The grounds are dotted with sculptures and other metalwork, including the gazebo above, and the view of the river, and the wide bend it goes into just south of the city, is the nicest around.
I spend an afternoon drawing down there this week and am dying to go back and do more. It's a stunning place.
I drive down East Parkway on my way to my old time jam, and I've enjoyed gazing east and seeing the new "Tiger Lane" green space and tailgating area. The open space gives the graceful old Liberty Bowl the vista she deserves.
The scene kept drawing me, so I went over on a recent afternoon to paint. It was great to see walkers and bikers using the area for a little pre-dinner exercise. I love public spaces, and I'm glad this one is being used for more than occasional tail-gating.
Elmore and I spent the last four days demonstrating at the crafts fair, so I haven't been drawing much over the last little while. Elmore demonstrated wooden bowl carving, starting with splitting big chunks of tree trunks and going from there. I was demonstrating printmaking, so I spent most of my time carving, but I did take a little time Saturday morning before things got too busy to do an urban sketch. The big lemon near our tent was new this year, at least in our area, and it amused me all week.
It was fun getting to sit and work and watch Elmore do his thing. Here's Elmore splitting a log...
and roughing out the inside of a bowl...
And here we are together, with me in his new rocking chair. We met at this fair eight years ago, so I always like to take an anniversary photo there.
The camping trip made me want to paint more at the river, so I took Merlin down the other afternoon, and he roamed around the Greenbelt Park while I painted. Things didn't click as smoothly as they had for me on the island, but I got a couple I'm pleased with. It's fun to paint sometimes without the pen drawing first, though I'm still trying to figure out the best way to make that work.
Our Memphis Urban Sketchers group recently got to go into the old Sears Crosstown building. It was a fabulous peek into a place that has loomed over my neighborhood for well more than my life, and I loved getting to draw inside it.
We weren't allowed to separate by the building's owners, however, so we all had to draw in set time periods as a group, and I felt rushed and not able to do my best work. The one above is my first one, and it's the only one I'm really pleased with.
In this one, I was drawn by the color of the sky through the windows, but it turns out that the space was too shallow to be interesting, and I didn't get enough contrast between light and dark in. If I'd had time to really look around and then paint, I think I could have done better, but it was a treat to be able to be in there at all.

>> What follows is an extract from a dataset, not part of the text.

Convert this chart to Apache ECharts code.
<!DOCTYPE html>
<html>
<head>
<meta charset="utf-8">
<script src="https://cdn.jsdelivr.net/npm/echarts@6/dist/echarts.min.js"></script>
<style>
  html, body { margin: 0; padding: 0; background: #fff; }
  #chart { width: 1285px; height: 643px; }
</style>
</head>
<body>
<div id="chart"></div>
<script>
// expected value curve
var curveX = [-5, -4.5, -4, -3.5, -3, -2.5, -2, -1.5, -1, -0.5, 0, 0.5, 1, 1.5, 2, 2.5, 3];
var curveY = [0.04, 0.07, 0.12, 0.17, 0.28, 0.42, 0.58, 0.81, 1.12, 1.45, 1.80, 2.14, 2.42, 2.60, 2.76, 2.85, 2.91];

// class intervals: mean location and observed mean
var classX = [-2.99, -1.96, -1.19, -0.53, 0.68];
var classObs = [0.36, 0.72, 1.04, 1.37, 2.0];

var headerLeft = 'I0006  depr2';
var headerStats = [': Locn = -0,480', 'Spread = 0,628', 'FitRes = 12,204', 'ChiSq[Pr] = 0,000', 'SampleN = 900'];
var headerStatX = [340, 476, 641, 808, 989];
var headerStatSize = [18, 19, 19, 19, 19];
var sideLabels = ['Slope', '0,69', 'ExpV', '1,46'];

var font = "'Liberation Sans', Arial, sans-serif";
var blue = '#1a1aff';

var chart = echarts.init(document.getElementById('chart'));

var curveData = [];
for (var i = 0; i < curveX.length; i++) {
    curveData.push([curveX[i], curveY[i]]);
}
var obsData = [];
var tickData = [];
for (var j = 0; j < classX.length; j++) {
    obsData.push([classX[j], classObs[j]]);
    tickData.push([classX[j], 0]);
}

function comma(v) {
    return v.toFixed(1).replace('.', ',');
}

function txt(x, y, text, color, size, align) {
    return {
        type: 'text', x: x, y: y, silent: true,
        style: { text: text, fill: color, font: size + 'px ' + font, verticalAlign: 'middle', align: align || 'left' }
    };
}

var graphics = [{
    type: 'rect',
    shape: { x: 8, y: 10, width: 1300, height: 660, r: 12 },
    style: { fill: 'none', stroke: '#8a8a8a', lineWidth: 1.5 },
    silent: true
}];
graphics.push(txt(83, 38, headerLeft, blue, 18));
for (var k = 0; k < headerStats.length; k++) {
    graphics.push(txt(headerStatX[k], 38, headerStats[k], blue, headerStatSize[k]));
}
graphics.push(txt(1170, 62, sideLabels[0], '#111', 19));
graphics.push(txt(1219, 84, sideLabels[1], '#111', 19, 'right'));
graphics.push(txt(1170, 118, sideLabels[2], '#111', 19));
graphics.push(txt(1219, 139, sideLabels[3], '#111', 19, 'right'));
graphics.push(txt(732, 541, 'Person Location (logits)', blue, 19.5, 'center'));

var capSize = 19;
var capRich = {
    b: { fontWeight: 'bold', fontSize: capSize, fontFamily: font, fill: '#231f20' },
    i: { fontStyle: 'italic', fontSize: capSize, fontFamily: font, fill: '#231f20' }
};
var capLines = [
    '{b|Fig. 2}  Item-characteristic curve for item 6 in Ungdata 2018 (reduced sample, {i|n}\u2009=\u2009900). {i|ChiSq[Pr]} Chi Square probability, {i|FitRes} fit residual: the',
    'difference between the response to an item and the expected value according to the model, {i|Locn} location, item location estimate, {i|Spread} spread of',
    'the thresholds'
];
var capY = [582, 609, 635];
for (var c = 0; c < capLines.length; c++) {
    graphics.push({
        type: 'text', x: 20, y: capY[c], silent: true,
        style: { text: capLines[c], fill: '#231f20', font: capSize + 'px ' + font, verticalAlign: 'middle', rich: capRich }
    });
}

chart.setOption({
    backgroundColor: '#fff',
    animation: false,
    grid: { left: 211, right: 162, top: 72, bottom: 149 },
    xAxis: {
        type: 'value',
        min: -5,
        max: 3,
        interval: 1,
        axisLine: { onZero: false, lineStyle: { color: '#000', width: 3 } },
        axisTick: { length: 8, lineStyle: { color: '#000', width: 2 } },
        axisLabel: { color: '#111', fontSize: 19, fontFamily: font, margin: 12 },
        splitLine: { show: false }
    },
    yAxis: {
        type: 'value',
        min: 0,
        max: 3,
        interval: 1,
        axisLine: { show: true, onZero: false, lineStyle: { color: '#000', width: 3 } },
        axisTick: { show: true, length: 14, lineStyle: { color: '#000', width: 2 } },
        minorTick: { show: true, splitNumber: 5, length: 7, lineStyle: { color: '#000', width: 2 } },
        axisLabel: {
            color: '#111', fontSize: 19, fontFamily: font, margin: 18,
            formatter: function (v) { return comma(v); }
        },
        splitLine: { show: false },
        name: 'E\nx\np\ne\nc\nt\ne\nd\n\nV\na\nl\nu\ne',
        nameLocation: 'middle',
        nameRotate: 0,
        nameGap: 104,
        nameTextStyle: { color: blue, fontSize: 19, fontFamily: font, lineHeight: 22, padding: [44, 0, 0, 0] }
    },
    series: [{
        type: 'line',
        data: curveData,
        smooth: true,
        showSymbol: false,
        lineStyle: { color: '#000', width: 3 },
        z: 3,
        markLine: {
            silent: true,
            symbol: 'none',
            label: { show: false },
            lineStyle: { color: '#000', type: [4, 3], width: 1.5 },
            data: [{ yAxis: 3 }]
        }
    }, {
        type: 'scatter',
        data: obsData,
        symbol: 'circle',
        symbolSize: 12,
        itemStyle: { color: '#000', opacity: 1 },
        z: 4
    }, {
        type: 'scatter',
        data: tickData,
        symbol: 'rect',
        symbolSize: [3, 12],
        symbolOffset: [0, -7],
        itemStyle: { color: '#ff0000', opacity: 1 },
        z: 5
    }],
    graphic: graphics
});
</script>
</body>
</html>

The last two were done in about five minutes each, and they're interesting peeks into the building. The lamps in the cafeteria:
And a corner with a wagon and light falling on the floor (that I didn't get enough of into the frame):
Really the best thing I did, however unwittingly, all day, was model for my friend Matt Matthews' portraits of me painting. He brought his camera along with our group and got some amazing photos. You can see his photo stream of both the building itself and our group at work here.
I've gotten behind posting my new work, but I ran the 1909 letterpress a few days ago with this Christmas card. I was just given a second set of vintage wooden type (the large "N", about 3 1/2" tall) to go with my smaller set ("oel"). I'm busy folding and packaging these now while I listen to the Cardinals in the playoffs.
I got a late start yesterday morning and decided to stay close to home. This house is on my regular way to church, and it had been calling to me as I walked past it over the last weeks. It's nice to be able to paint close to home, so I took a whole camp chair with me as well as my regular backpack (luxury) and walked the two blocks to paint. The light moved around on me a good bit, since I was running into lunchtime by the time I finished, but I enjoyed painting one of the grander homes in our neighborhood. I also love the corner ones that slant expansively out to the corner instead of facing one street or the other.